The first phase of e-invoice implementation in Malaysia began on Aug 1, but it is only applicable to companies with annual turnover or revenue exceeding RM100mil.

As for micro, small and medium enterprises, the implementation will begin on July 1, 2025.

Nurhisham said e-invoicing is a precondition to the GST.

“However, regardless of whether we bring back the GST or not, e-invoice will still help to ensure tax compliance amid the black economy.”

On another note, Nurhisham pointed out that there has not been any official decision on the parameters to kickstart the targeted RON95 petrol subsidy.

“It is under active discussion within the government. At this moment, I cannot give any solid indications on how or when we will start RON95 subsidy rationalisation,” he added.

The targeted diesel subsidy system was implemented beginning June 10, as the Anwar Ibrahim administration aimed to save RM4bil annually.

The change to a targeted subsidy mechanism was unavoidable as Malaysia’s diesel subsidy bill alone surged 10-fold from RM1.4bil in 2019 to RM14.3bil in 2023.

While the decision to rationalise diesel subsidy was not without criticism, Nurhisham opined that the measure has been widely accepted.

Its impact on businesses also appears to be manageable, he said.

Nurhisham pointed out that the economic argument to wind down fuel subsidies is “very strong”.

“The latest estimate by the International Monetary Fund is that total fossil fuel use in Malaysia cost the economy RM220bil a year, of which direct cost is RM40bil.

“Congestion, environmental damage and climate change have a much greater impact on the economy than the direct cost,” he said.

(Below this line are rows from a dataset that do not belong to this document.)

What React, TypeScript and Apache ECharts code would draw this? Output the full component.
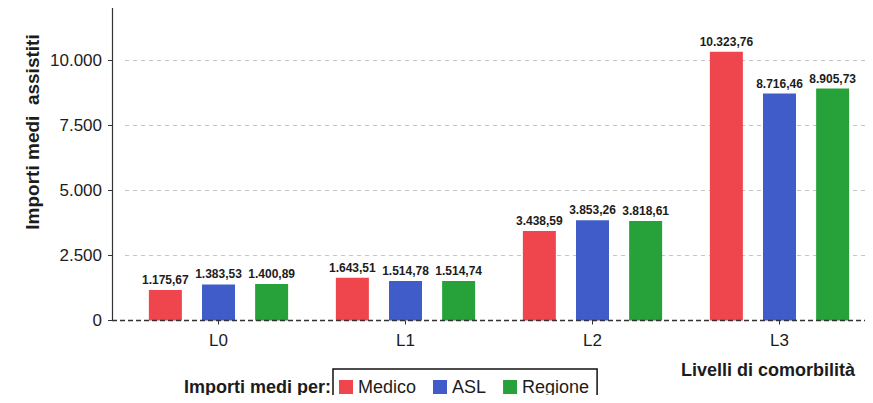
import React, { useEffect, useRef } from "react";
import * as echarts from "echarts";

// Comorbidity levels on the x axis
const categories = ["L0", "L1", "L2", "L3"];

// Average amounts per assisted patient, by payer
const medicoValues = [1175.67, 1643.51, 3438.59, 10323.76];
const aslValues = [1383.53, 1514.78, 3853.26, 8716.46];
const regioneValues = [1400.89, 1514.74, 3818.61, 8905.73];

// Labelled y ticks
const yTicks = [0, 2500, 5000, 7500, 10000];

const seriesNames = ["Medico", "ASL", "Regione"];
const seriesColors = ["#EE464C", "#3F5CC8", "#27A23B"];

const FONT = "'Liberation Sans', Arial, sans-serif";
const TEXT = "#1c1c1c";

const fmtIt = (v: number, decimals: number) =>
  v.toLocaleString("it-IT", {
    minimumFractionDigits: decimals,
    maximumFractionDigits: decimals,
    useGrouping: "always" as any,
  });

export default function App() {
  const ref = useRef<HTMLDivElement>(null);

  useEffect(() => {
    if (!ref.current) return;
    const chart = echarts.init(ref.current, undefined, { renderer: "svg" });
    const data = [medicoValues, aslValues, regioneValues];

    chart.setOption({
      animation: false,
      textStyle: { fontFamily: FONT },
      grid: { left: 125, top: 8, width: 751, bottom: 82.5, containLabel: false },
      legend: {
        left: 333,
        top: 369,
        orient: "horizontal",
        itemWidth: 14,
        itemHeight: 14,
        itemGap: 17,
        padding: [9, 8, 24, 6],
        borderColor: "#111",
        borderWidth: 1.5,
        icon: "rect",
        textStyle: { fontSize: 18, color: TEXT, fontFamily: FONT },
        data: seriesNames,
      },
      xAxis: {
        type: "category",
        data: categories,
        axisLine: { show: false },
        axisTick: { show: true, alignWithLabel: true, length: 4, lineStyle: { color: "#333" } },
        axisLabel: { fontSize: 17, color: TEXT, margin: 11, fontFamily: FONT },
        splitLine: { show: false },
      },
      yAxis: {
        type: "value",
        min: 0,
        max: 12000,
        offset: 13,
        axisLine: { show: true, lineStyle: { color: "#333", width: 1.2 } },
        axisTick: { show: true, length: 4, customValues: yTicks, lineStyle: { color: "#333" } },
        axisLabel: {
          customValues: yTicks,
          fontSize: 17,
          color: TEXT,
          margin: 10,
          fontFamily: FONT,
          formatter: (v: number) => fmtIt(v, 0),
        },
        splitLine: { show: false },
      },
      series: seriesNames.map((name, i) => ({
        name,
        type: "bar",
        data: data[i],
        barWidth: 33,
        barGap: "61%",
        itemStyle: { color: seriesColors[i] },
        label: {
          show: true,
          position: "top",
          distance: 4,
          fontSize: 12,
          fontWeight: "bold",
          color: TEXT,
          fontFamily: FONT,
          formatter: (p: any) => fmtIt(p.value, 2),
        },
        markLine:
          i === 0
            ? {
                silent: true,
                symbol: "none",
                label: { show: false },
                lineStyle: { color: "#c4c4c4", type: [4, 4], width: 1 },
                data: yTicks.filter((t) => t > 0).map((t) => ({ yAxis: t })),
                z: 0,
              }
            : undefined,
      })),
    });

    // baseline and titles placed from the axes' own pixel positions
    const y0 = chart.convertToPixel({ yAxisIndex: 0 }, 0) as number;
    chart.setOption({
      graphic: [
        {
          type: "line",
          shape: { x1: 112, y1: y0, x2: 870, y2: y0 },
          style: { stroke: "#333", lineWidth: 1.3, lineDash: [5, 3] },
          z: 10,
        },
        {
          type: "text",
          x: 32,
          y: 132,
          rotation: Math.PI / 2,
          style: {
            text: "Importi medi  assistiti",
            fontSize: 19,
            fontWeight: "bold",
            fill: TEXT,
            fontFamily: FONT,
            align: "center",
            verticalAlign: "middle",
          },
        },
        {
          type: "text",
          x: 768,
          y: 370,
          style: {
            text: "Livelli di comorbilità",
            fontSize: 18,
            fontWeight: "bold",
            fill: TEXT,
            fontFamily: FONT,
            align: "center",
            verticalAlign: "middle",
          },
        },
        {
          type: "text",
          x: 331,
          y: 387,
          style: {
            text: "Importi medi per:",
            fontSize: 18,
            fontWeight: "bold",
            fill: TEXT,
            fontFamily: FONT,
            align: "right",
            verticalAlign: "middle",
          },
        },
      ],
    });

    return () => chart.dispose();
  }, []);

  return <div ref={ref} style={{ width: 873, height: 403, margin: -8, background: "#fff" }} />;
}
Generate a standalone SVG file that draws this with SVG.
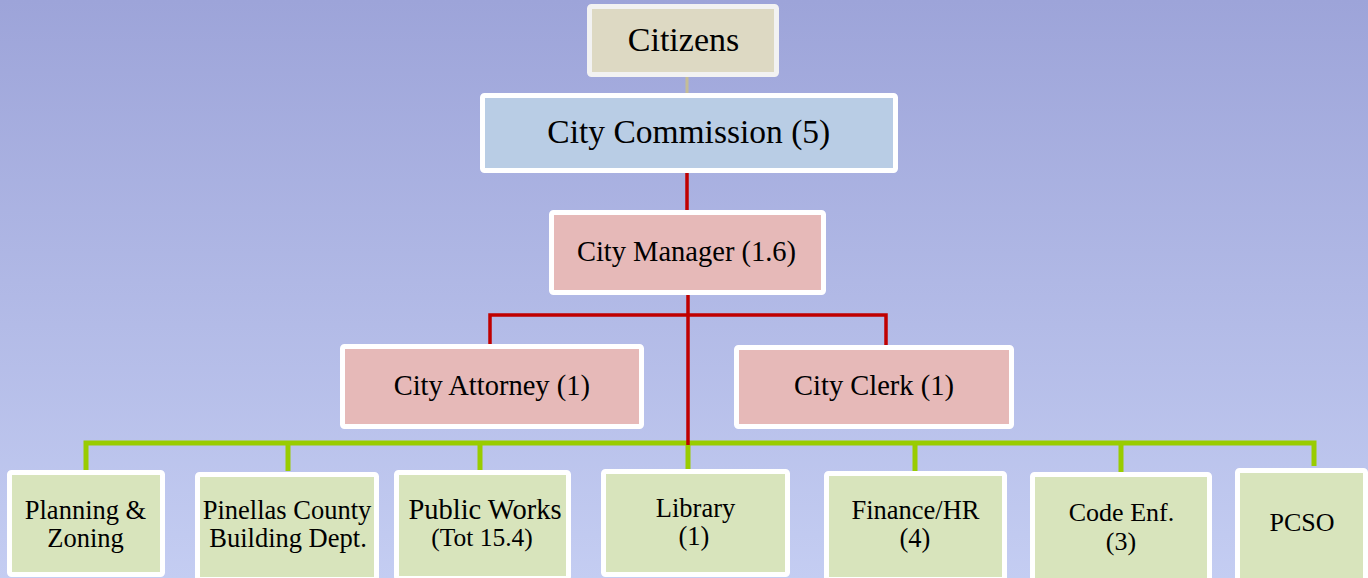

The government’s ability to implement subsidy rationalisation as promised would help to improve investor sentiment, not just in the capital markets but also on the ringgit.

So far this year, the ringgit has been the best performing Asian currency against the US dollar.

Another speaker on the panel discussion, Manulife Insurance Bhd head of investment Amar Ramachandran opined that the ringgit’s strengthening trend would continue.

This is likely on the back of the anticipated reduction in US interest rates by the Federal Reserve in the remaining months of this year.

“In addition, the strengthening of the financial markets will likely take place as long as the market anticipates a positive upside for the ringgit and then, probably it will taper off,” Amar said.

Meanwhile, Runchana said the government’s fiscal discipline and other factors will continue to support the momentum of the ringgit.

“Interest rate differentials, market sentiment, economic growth performance, political and institutional factors and policies also support the ringgit,” she said.